In particular, the principal animal actors are the cuddly five: the coati, lemur, baby ostrich, baby wallaby and mara, all of which had acting doubles (four for the lemur), as did Terry the tarantula. And Rona Brown frequently invited the Royal Society for the Prevention of Cruelty to Animals (RSPCA) to inspect the set and the animals' quarters.

Where it proved difficult or impractical to achieve certain scenes with real animals, animatronic experts Asylum and Animated Extras were called in to produce animatronic animals including gorillas, a rhino, an anteater and a coati.

Rona Brown was quite impressed with all the actors who voluntarily spent a great deal of preparation time with their charges, particularly Robert Lindsay whose coati was one of the most unpredictable animals to handle, and Michael Palin who was very at home with his tarantula. It was, however, John Cleese who she claims not only had the greatest empathy with the animals. He even sent in his underwear so that the animals could get used to his smell.

"It's true," admits Cleese, "I wore slightly old stuffy flannel vests and sweated into them dutifully for several nights before handing them over to Rona who distributed them among the coatis, lemurs and maras! Then when they saw me coming, they thought 'Ah, I know him."'

As much of the action takes place in the fictional Marwood Zoo, a great deal of thought was given as to whether to film at existing zoos or to build a replica set. "I visited 30 or 40 zoos around the UK but it quickly became apparent that it would just not be practical to attempt the bulk of the filming in a real zoo, both geographically and for the welfare of the animals," says production designer Roger Murray-Leach.

So it was decided to build a zoo set at Pinewood Studios where, apart from a few days at Marwell Zoo in Southern England and the Jersey Wildlife Preservation Trust, the majority of all zoo scenes were to be filmed. Leach continues: "Originally it was just the sea lion pool, the theme park and the tiger enclosure, but the zoo grew and grew."

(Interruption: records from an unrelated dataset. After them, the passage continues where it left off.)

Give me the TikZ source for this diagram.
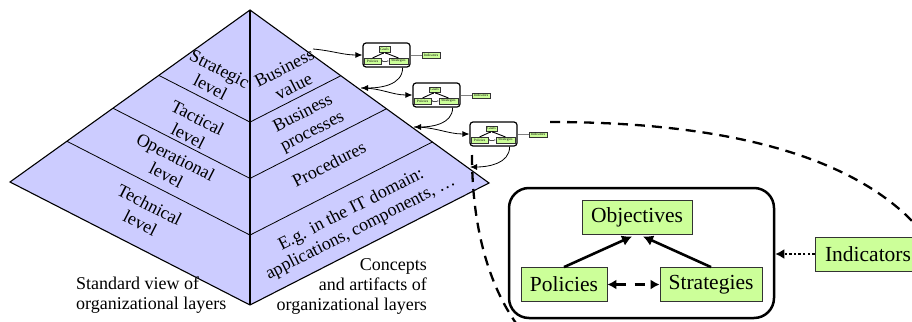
\documentclass[tikz,border=0pt]{standalone}
\usepackage{fontspec}
\setmainfont{Liberation Serif}
\usetikzlibrary{arrows.meta,calc}
\definecolor{lav}{RGB}{204,204,255}
\definecolor{lgreen}{RGB}{204,255,153}
\tikzset{
  edgeline/.style={line width=1.1pt,line join=miter},
  layerline/.style={line width=0.8pt},
  lefttxt/.style={rotate=-27,align=center,inner sep=0pt,font=\fontsize{18}{20.5}\selectfont},
  righttxt/.style={rotate=27,align=center,inner sep=0pt,font=\fontsize{18}{20.5}\selectfont},
  captxt/.style={inner sep=0pt,font=\fontsize{18}{20}\selectfont},
  miniframe/.style={draw,fill=white,line width=1.2pt,rounded corners=3pt,minimum width=47pt,minimum height=24pt,inner sep=0pt},
  minibox/.style={draw=black!80,fill=lgreen,line width=0.5pt,minimum height=5.5pt,inner sep=0.3pt,font=\fontsize{3.6}{4}\selectfont},
  miniarrow/.style={line width=0.9pt,-{Latex[length=2pt,width=2pt]}},
  minidbl/.style={line width=0.4pt,black!70,{Latex[length=1.5pt,width=1.5pt]}-{Latex[length=1.5pt,width=1.5pt]}},
  miniind/.style={line width=0.6pt,black!50},
  link/.style={line width=0.8pt,-{Latex[length=7pt,width=6pt]}},
  zoomline/.style={line width=2.3pt,dash pattern=on 10pt off 7pt},
  bigframe/.style={draw,line width=2.5pt,rounded corners=20pt,minimum width=265pt,minimum height=130pt,inner sep=0pt},
  gbox/.style={draw=black!80,fill=lgreen,line width=0.8pt,minimum height=34pt,inner sep=0pt,font=\fontsize{21.5}{24}\selectfont},
  bigarrow/.style={line width=2.6pt,-{Latex[length=10pt,width=11pt]}},
  dasharrow/.style={line width=2.6pt,dash pattern=on 10pt off 9pt,{Latex[length=9pt,width=10pt]}-{Latex[length=9pt,width=10pt]}},
  dotarrow/.style={line width=2.4pt,dash pattern=on 2.4pt off 2.2pt,-{Latex[length=9pt,width=10pt]}}
}
\newcommand{\minidiagram}[3]{%
  \begin{scope}[shift={(#2,#3)}]
    \node[miniframe] (#1) at (23.5,12) {};
    \node[minibox,minimum width=11pt] (#1g) at (21.5,6.5) {Goals};
    \node[minibox,minimum width=17pt] (#1p) at (9.5,18) {Policies};
    \node[minibox,minimum width=19pt] (#1s) at (35.5,18) {Strategies};
    \node[minibox,minimum width=18pt] (#1i) at (68,12.5) {Indicators};
    \draw[miniarrow] (#1p.north) -- (#1g.south);
    \draw[miniarrow] (#1s.north) -- (#1g.south);
    \draw[minidbl] (#1p.east) -- (#1s.west);
    \draw[miniind] (#1i.west) -- (#1i.west -| #1.east);
  \end{scope}}
\begin{document}
\begin{tikzpicture}[x=1pt,y=-1pt]
\useasboundingbox (0,0) rectangle (912,321);
% pyramid
\coordinate (A) at (250,10);
\coordinate (L) at (10,182);
\coordinate (B) at (250,305);
\coordinate (R) at (489,183);
\fill[lav] (A) -- (L) -- (B) -- (R) -- cycle;
\foreach \s in {0.38,0.571,0.763}
  \draw[layerline] ($(A)!\s!(L)$) -- ($(A)!\s!(B)$) -- ($(A)!\s!(R)$);
\draw[edgeline] (A) -- (L) -- (B) -- (R) -- cycle;
\draw[edgeline] (A) -- (B);
% left face texts
\node[lefttxt] (strat) at (215,78) {Strategic\\level};
\node[lefttxt] (tact) at (193,127) {Tactical\\level};
\node[lefttxt] (oper) at (171,166) {Operational\\level};
\node[lefttxt] (tech) at (145,214) {Technical\\level};
% right face texts
\node[righttxt] (bval) at (289,77) {Business\\value};
\node[righttxt] (bproc) at (308,123) {Business\\processes};
\node[righttxt] (proc) at (329,164) {Procedures};
\node[righttxt] (itdom) at (356,219) {E.g. in the IT domain:\\applications, components, \dots};
% captions
\node[captxt,anchor=north west,align=left] (cap1) at (76,277) {Standard view of\\organizational layers};
\node[captxt,anchor=north east,align=right] (cap2) at (427,258) {Concepts\\and artifacts of\\organizational layers};
% mini diagrams
\minidiagram{ma}{363}{43}
\minidiagram{mb}{413}{83}
\minidiagram{mc}{470}{122}
% connectors between pyramid and mini diagrams
\coordinate (p0) at (313,49);
\coordinate (p1) at (361,88);
\coordinate (p2) at (414,127);
\coordinate (p3) at (470,167);
\draw[link] (p0) to[out=-5,in=180] (ma.west);
\draw[link] (ma.-38) to[out=-90,in=0] (p1);
\draw[link] (p1) to[out=0,in=180] (mb.west);
\draw[link] (mb.-38) to[out=-90,in=0] (p2);
\draw[link] (p2) to[out=0,in=180] (mc.west);
\draw[link] (mc.-38) to[out=-90,in=0] (p3);
% zoom lines
\coordinate (d1s) at (472,155);
\coordinate (d1e) at (521,330);
\draw[zoomline] (d1s) .. controls (472,230) and (490,290) .. (d1e);
\coordinate (d2s) at (550,122);
\coordinate (d2e) at (932,245);
\draw[zoomline] (d2s) .. controls (760,122) and (880,170) .. (d2e);
% big diagram
\node[bigframe] (frame) at (641.5,253) {};
\node[gbox,minimum width=110pt] (obj) at (637,217) {Objectives};
\node[gbox,minimum width=86pt] (pol) at (564,284.5) {Policies};
\node[gbox,minimum width=102pt] (str) at (711,284.5) {Strategies};
\node[gbox,minimum width=106pt] (ind) at (868,254) {Indicators};
\draw[bigarrow] (pol.north) -- ($(obj.south)+(-5,2)$);
\draw[bigarrow] (str.north) -- ($(obj.south)+(6,2)$);
\draw[dasharrow] (pol.east) -- (str.west);
\draw[dotarrow] (ind.west) -- (ind.west -| frame.east);
\end{tikzpicture}
\end{document}
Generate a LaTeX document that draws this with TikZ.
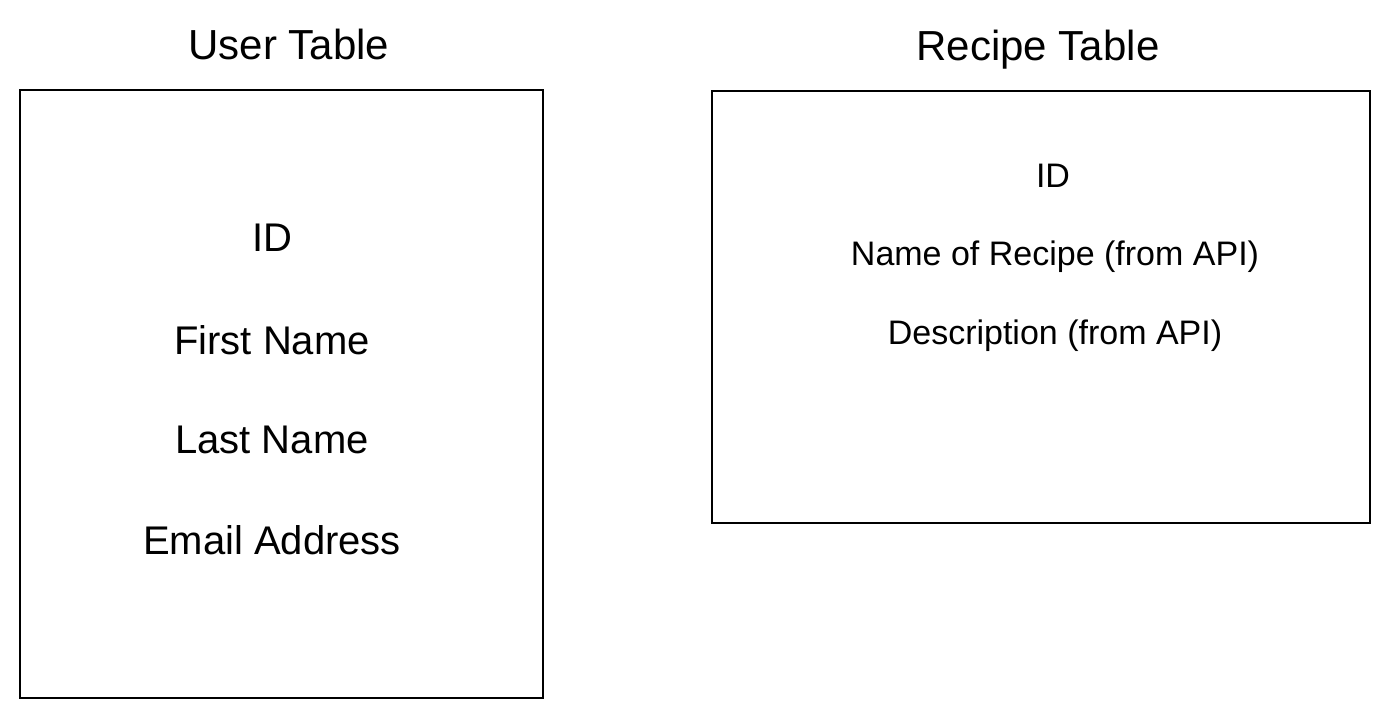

Building a zoo presented its own problems. "With an actor you can say please don't lean on that wall, but when you've got two 700 lb. tigers which suddenly decide they've had enough, you've got to be confident that the set will hold them," Leach explains.

The zoo was built with the advice of Rona Brown, animal trainer Jim Clubb and to very rigid government guidelines. The end result Leach describes as a "civil engineering job." Covering three acres of ground, it is one of the largest and most ambitious sets ever created.